While other brands may be scrambling to figure out how to deal with tariffs, Birkenstock Holding plc has little to worry about on that front.
“Birkenstock is less exposed to tariffs with 100 percent of our production and 96 percent of our materials sourced from Europe, and no contract manufacturing from Asia,” the company’s CFO Ivica Krolo told investors Thursday at a company conference call on second-quarter earnings. Looking ahead to the balance of fiscal 2025, he said the company is “well positioned” to meet or exceed its growth and profitability objectives.
He told investors the company will “offset the tariff impact.” It has a goal of maintaining its global price structure, and the tariffs in the U.S. won’t change that. Moreover, consistent consumer demand gives the brand pricing flexibility.
“We already have taken appropriate actions to mitigate the impact on tariffs, both near term and long term, with multiple levers to pull and are in a strong position with experience in managing inflationary pressures, including tariffs,” he said.
Krolo said consistency in demand, together with its engineered distribution and scarcity model, allows for pricing flexibility. “For a full offset of tariff impact, we would need only a low-single-digit price increase globally, which is consistent with our historical level of pricing actions,” he said.
The CFO was quick to note that pricing isn’t the company’s only lever. Because the German brand is vertically integrated, other levers include “efficiencies in production, vendor negotiations, the optimization of product mix and the allocation of products between the different regions,” he said.
“The current context is a stress test for the resilience of business models. As our results for the second quarter show, we have passed this test very well. Our company is in a good shape and we are confident about our future,” Oliver Reichert, Birkenstock’s CEO, said on the call.
The company on Thursday posted a second-quarter decline in net profits by 16.1 percent to 105.1 million euros, on a net revenue gain of 19.3 percent to 574.3 million euros. With sales in the quarter helped by double-digit unit growth and midsingle-digit growth in ASP (average selling price), the company raised guidance for adjusted EBITDA (earnings before interest, taxes, depreciation and amortization) margin to between 31.3 percent and 31.8 percent. That compares with the prior adjusted EBITDA margin guidance range of 30.8 percent to 31.3 percent.
Reichert, Birkenstock’s CEO, also noted that the manufacturing capacity the company added over the past two years has allowed it to increase production to meet the increasing demand for the brand’s products.
The three top markets in the quarter by revenue were Australia, China and Japan. The CEO added that the company is “just beginning to enter Greater China in a meaningful way and see the opportunity for continued strong growth in this market.”

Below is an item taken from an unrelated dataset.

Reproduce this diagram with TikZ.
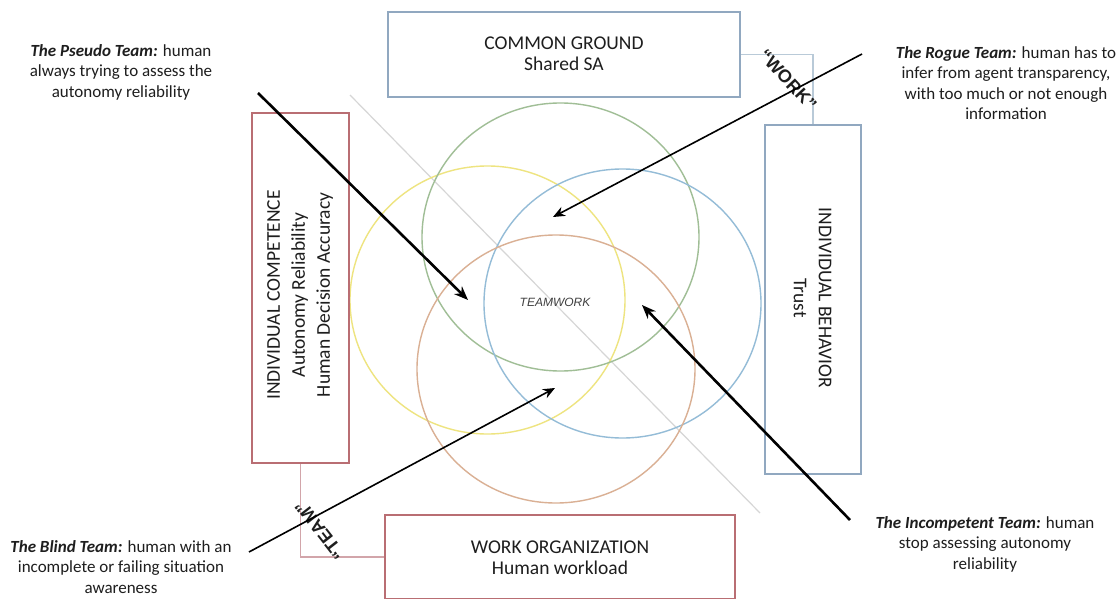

Thus far, the brand’s membership base has reached over 10 million people, representing a 25 percent gain year-over-year. And with 77 company-owned stores, it’s on track to reach its goal of 100 by the end of 2025.
Wall Street liked what they heard from management on the call.
Jefferies analyst Randal J. Konik described Birkenstock as a “best-in-class” brand that continues to execute on its long-term growth strategy.
“Birkenstock has undergone a significant transformation since the appointment of CEO Oliver Reichert, and given its historical brand and loyal customer base, the company looks well-positioned to drive strong top-line growth and attractive margins,” he concluded. He also said that the brand’s strong inventory position in the U.S., largely shipped before tariff hikes, minimizes the immediate tariff impact for fiscal 2025.
“We remain enthusiastic about the prospects for Birkenstock given the strength of the brand and sales momentum,” said William Blair analyst Sharon Zackfia. She reiterate the “Outperform” rating on shares of Birkenstock and said there’s opportunity for the brand to generate “at least 10 billion euros in sales with consistent 30 percent-plus adjusted EBITDA margins.”
BMO Capital Markets analyst Simeon Siegel also reiterated his “Outperform” rating on shares of Birkenstock, citing industry-leading growth, relative tariff insulation and still-meaningful white space ahead (such as growth in close-toe silhouettes).
“We continue to see Birkenstock bringing new iterations of classic styles to market, which helps drive additional purchases and higher ASPs (average selling prices). Additionally, we are impressed by Birkenstock’s ability to raise its annual guidance in a period of macro and geopolitical uncertainty, while still maintaining well-controlled distribution,” noted Telsey Advisory Group’s chief investment officer Dana Telsey. “As consumers remain more intentional with their purchases, we see Birkenstock as a brand that can continue to win in the marketplace through its competitive advantage of a high-end lifestyle positioning offering comfort that is not easily replicated.”